Problem details = Out of the lines below, please list those that hold the string "chart".

Data provided =
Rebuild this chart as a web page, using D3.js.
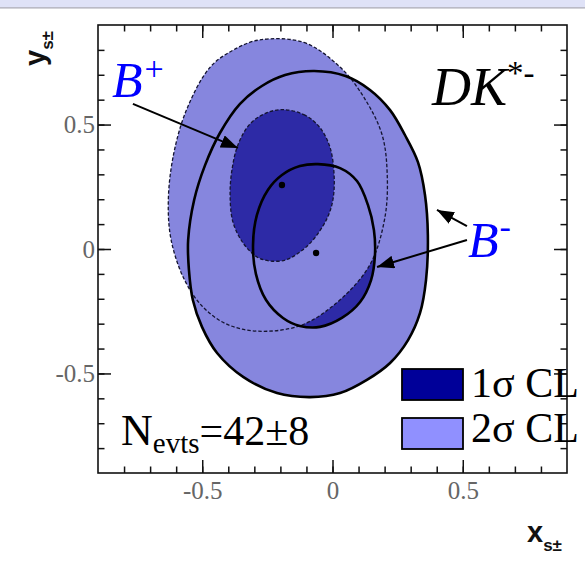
<!DOCTYPE html>
<html>
<head>
<meta charset="utf-8">
<script src="https://cdn.jsdelivr.net/npm/d3@7"></script>
<style>
  body { margin: 0; background: #fff; }
  svg { display: block; }
</style>
</head>
<body>
<svg id="chart" width="585" height="564"></svg>
<script>
// Axis ticks
const majorTicks = [-0.5, 0, 0.5];
const minorTicks = [-0.8, -0.7, -0.6, -0.5, -0.4, -0.3, -0.2, -0.1, 0, 0.1, 0.2, 0.3, 0.4, 0.5, 0.6, 0.7, 0.8];
const tickLabels = ["-0.5", "0", "0.5"];

// Confidence-level contours in (x_s±, y_s±)
// B+ 2σ (dashed outline)
const bPlus2 = [
  [-0.28, 0.84], [-0.11, 0.83], [0.03, 0.73], [0.12, 0.61], [0.19, 0.46], [0.21, 0.30],
  [0.20, 0.12], [0.14, -0.07], [0.00, -0.23], [-0.13, -0.31], [-0.29, -0.33], [-0.41, -0.30],
  [-0.50, -0.23], [-0.57, -0.12], [-0.62, 0.04], [-0.63, 0.20], [-0.61, 0.38], [-0.56, 0.56],
  [-0.47, 0.73], [-0.38, 0.80]
];
// B+ 1σ (dashed outline)
const bPlus1 = [
  [-0.19, 0.56], [-0.11, 0.54], [-0.05, 0.49], [-0.01, 0.41], [0.006, 0.30], [0.002, 0.20],
  [-0.02, 0.125], [-0.075, 0.036], [-0.125, -0.012], [-0.18, -0.044], [-0.24, -0.048],
  [-0.29, -0.032], [-0.343, 0.024], [-0.382, 0.108], [-0.393, 0.217], [-0.386, 0.317],
  [-0.363, 0.418], [-0.317, 0.502], [-0.255, 0.546]
];
// B- 2σ (solid outline)
const bMinus2 = [
  [-0.07, 0.715], [0.05, 0.695], [0.144, 0.639], [0.221, 0.558], [0.278, 0.458], [0.328, 0.349],
  [0.355, 0.217], [0.366, 0.056], [0.359, -0.124], [0.336, -0.257], [0.29, -0.366], [0.221, -0.458],
  [0.132, -0.526], [0.029, -0.579], [-0.086, -0.595], [-0.213, -0.579], [-0.343, -0.514],
  [-0.443, -0.418], [-0.501, -0.313], [-0.536, -0.205], [-0.551, -0.084], [-0.554, 0.036],
  [-0.531, 0.197], [-0.489, 0.337], [-0.432, 0.466], [-0.355, 0.583], [-0.271, 0.655], [-0.182, 0.699]
];
// B- 1σ (solid outline)
const bMinus1 = [
  [-0.056, 0.341], [0.029, 0.325], [0.094, 0.273], [0.136, 0.177], [0.159, 0.076], [0.163, -0.024],
  [0.148, -0.125], [0.106, -0.213], [0.036, -0.277], [-0.048, -0.313], [-0.125, -0.309],
  [-0.19, -0.277], [-0.255, -0.205], [-0.294, -0.10], [-0.305, 0.016], [-0.29, 0.137],
  [-0.248, 0.237], [-0.194, 0.297], [-0.125, 0.333]
];
// Best-fit points
const centres = [[-0.194, 0.257], [-0.063, -0.016]];

// Annotation arrows [from, to]
const arrows = [
  [[-0.766, 0.583], [-0.363, 0.406]],
  [[0.516, 0.036], [0.171, -0.072]],
  [[0.516, 0.092], [0.401, 0.157]]
];

const legendItems = ["1σ CL", "2σ CL"];

const svg = d3.select("#chart");
const W = 585, H = 564;
const pLeft = 98, pRight = 567, pTop = 25, pBottom = 473;

const x = d3.scaleLinear().domain([-0.9, 0.9]).range([pLeft, pRight]);
const y = d3.scaleLinear().domain([-0.9, 0.9]).range([pBottom, pTop]);

const light = "#8686de", dark = "#2d2aa6";
const legendDark = "#000099", legendLight = "#9090ff";

// Window strip at the very top
svg.append("rect").attr("x", 0).attr("y", 0).attr("width", W).attr("height", 7.5).attr("fill", "#dfe2f7");
svg.append("line").attr("x1", 0).attr("x2", W).attr("y1", 7.8).attr("y2", 7.8).attr("stroke", "#a8a8b4").attr("stroke-width", 1.3);

const line = d3.line().x(d => x(d[0])).y(d => y(d[1])).curve(d3.curveCatmullRomClosed.alpha(0.5));

const defs = svg.append("defs");
defs.append("clipPath").attr("id", "clip")
  .append("rect").attr("x", pLeft).attr("y", pTop).attr("width", pRight - pLeft).attr("height", pBottom - pTop);
const area = svg.append("g").attr("clip-path", "url(#clip)");

// Fills: B- first, then B+ on top
area.append("path").attr("d", line(bMinus2)).attr("fill", light);
area.append("path").attr("d", line(bMinus1)).attr("fill", dark);
area.append("path").attr("d", line(bPlus2)).attr("fill", light);
area.append("path").attr("d", line(bPlus1)).attr("fill", dark);

// Outlines
area.append("path").attr("d", line(bPlus2)).attr("fill", "none")
  .attr("stroke", "#141430").attr("stroke-width", 1.3).attr("stroke-dasharray", "3.5,2");
area.append("path").attr("d", line(bPlus1)).attr("fill", "none")
  .attr("stroke", "#141430").attr("stroke-width", 1.3).attr("stroke-dasharray", "3.5,2");
area.append("path").attr("d", line(bMinus2)).attr("fill", "none")
  .attr("stroke", "#000").attr("stroke-width", 2.6);
area.append("path").attr("d", line(bMinus1)).attr("fill", "none")
  .attr("stroke", "#000").attr("stroke-width", 2.6);

area.selectAll("circle.c").data(centres).join("circle")
  .attr("cx", d => x(d[0])).attr("cy", d => y(d[1])).attr("r", 3.2).attr("fill", "#000");

// Axes with inward ticks on all four sides
function styleAxis(g) {
  g.select(".domain").remove();
  g.selectAll(".tick line").attr("stroke", "#111").attr("stroke-width", 1.5);
  g.selectAll(".tick text").attr("fill", "#666")
    .style("font-family", "'Liberation Serif', 'Times New Roman', serif").style("font-size", "25px");
}
const fmt = d => tickLabels[majorTicks.indexOf(d)];

svg.append("g").attr("transform", `translate(0,${pBottom})`)
  .call(d3.axisBottom(x).tickValues(minorTicks).tickSize(-6.5).tickFormat("")).call(styleAxis);
svg.append("g").attr("transform", `translate(0,${pBottom})`)
  .call(d3.axisBottom(x).tickValues(majorTicks).tickSize(-13).tickPadding(8).tickFormat(fmt)).call(styleAxis);
svg.append("g").attr("transform", `translate(0,${pTop})`)
  .call(d3.axisTop(x).tickValues(minorTicks).tickSize(-6.5).tickFormat("")).call(styleAxis);
svg.append("g").attr("transform", `translate(0,${pTop})`)
  .call(d3.axisTop(x).tickValues(majorTicks).tickSize(-13).tickFormat("")).call(styleAxis);
svg.append("g").attr("transform", `translate(${pLeft},0)`)
  .call(d3.axisLeft(y).tickValues(minorTicks).tickSize(-6.5).tickFormat("")).call(styleAxis);
svg.append("g").attr("transform", `translate(${pLeft},0)`)
  .call(d3.axisLeft(y).tickValues(majorTicks).tickSize(-13).tickPadding(3).tickFormat(fmt)).call(styleAxis);
svg.append("g").attr("transform", `translate(${pRight},0)`)
  .call(d3.axisRight(y).tickValues(minorTicks).tickSize(-6.5).tickFormat("")).call(styleAxis);
svg.append("g").attr("transform", `translate(${pRight},0)`)
  .call(d3.axisRight(y).tickValues(majorTicks).tickSize(-13).tickFormat("")).call(styleAxis);

svg.append("rect").attr("x", pLeft).attr("y", pTop).attr("width", pRight - pLeft).attr("height", pBottom - pTop)
  .attr("fill", "none").attr("stroke", "#111").attr("stroke-width", 1.6);

// Axis titles
const sans = "'Liberation Sans', Arial, sans-serif";
const serif = "'Liberation Serif', 'Times New Roman', serif";
const xt = svg.append("text").attr("x", 527).attr("y", 542).attr("font-family", sans).attr("font-weight", "bold").attr("fill", "#111");
xt.append("tspan").attr("font-size", 29).text("x");
xt.append("tspan").attr("font-size", 17).attr("dy", 9).text("s±");

const yt = svg.append("text").attr("transform", "translate(45,66) rotate(-90)")
  .attr("font-family", sans).attr("font-weight", "bold").attr("fill", "#111");
yt.append("tspan").attr("font-size", 29).text("y");
yt.append("tspan").attr("font-size", 17).attr("dy", 8).text("s±");

// Arrows
defs.append("marker").attr("id", "head").attr("viewBox", "0 0 17 13")
  .attr("markerWidth", 17).attr("markerHeight", 13).attr("refX", 17).attr("refY", 6.5)
  .attr("markerUnits", "userSpaceOnUse").attr("orient", "auto")
  .append("path").attr("d", "M0,0 L17,6.5 L0,13 Z").attr("fill", "#000");
svg.selectAll("line.arrow").data(arrows).join("line").attr("class", "arrow")
  .attr("x1", d => x(d[0][0])).attr("y1", d => y(d[0][1]))
  .attr("x2", d => x(d[1][0])).attr("y2", d => y(d[1][1]))
  .attr("stroke", "#000").attr("stroke-width", 2).attr("marker-end", "url(#head)");

// Labels
const bp = svg.append("text").attr("x", 112).attr("y", 97).attr("fill", "#0000ff").attr("font-family", serif);
bp.append("tspan").attr("font-size", 50).attr("font-style", "italic").text("B");
bp.append("tspan").attr("font-size", 34).attr("dy", -17).attr("dx", 2).text("+");

const bm = svg.append("text").attr("x", 468).attr("y", 257).attr("fill", "#0000ff").attr("font-family", serif);
bm.append("tspan").attr("font-size", 50).attr("font-style", "italic").text("B");
bm.append("tspan").attr("font-size", 34).attr("dy", -19).attr("dx", 1).text("-");

const dk = svg.append("text").attr("x", 432).attr("y", 105).attr("fill", "#000").attr("font-family", serif);
dk.append("tspan").attr("font-size", 54).attr("font-style", "italic").text("DK");
dk.append("tspan").attr("font-size", 33).attr("dy", -21).text("*-");

const nev = svg.append("text").attr("x", 121).attr("y", 445).attr("fill", "#000").attr("font-family", serif);
nev.append("tspan").attr("font-size", 44).text("N");
nev.append("tspan").attr("font-size", 29).attr("dy", 8).text("evts");
nev.append("tspan").attr("font-size", 42).attr("dy", -8).text("=42±8");

// Legend
const lg = svg.append("g");
lg.selectAll("rect").data(legendItems).join("rect")
  .attr("x", 402).attr("y", (d, i) => 369 + i * 49).attr("width", 61).attr("height", 31)
  .attr("fill", (d, i) => i === 0 ? legendDark : legendLight).attr("stroke", "#000").attr("stroke-width", 1.8);
lg.selectAll("text").data(legendItems).join("text")
  .attr("x", 471).attr("y", (d, i) => 397 + i * 45)
  .attr("font-family", serif).attr("font-size", 42).attr("fill", "#000").text(d => d);
</script>
</body>
</html>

Problem solution =
Rebuild this chart as a web page, using D3.js.
<svg id="chart" width="585" height="564"></svg>
const svg = d3.select("#chart");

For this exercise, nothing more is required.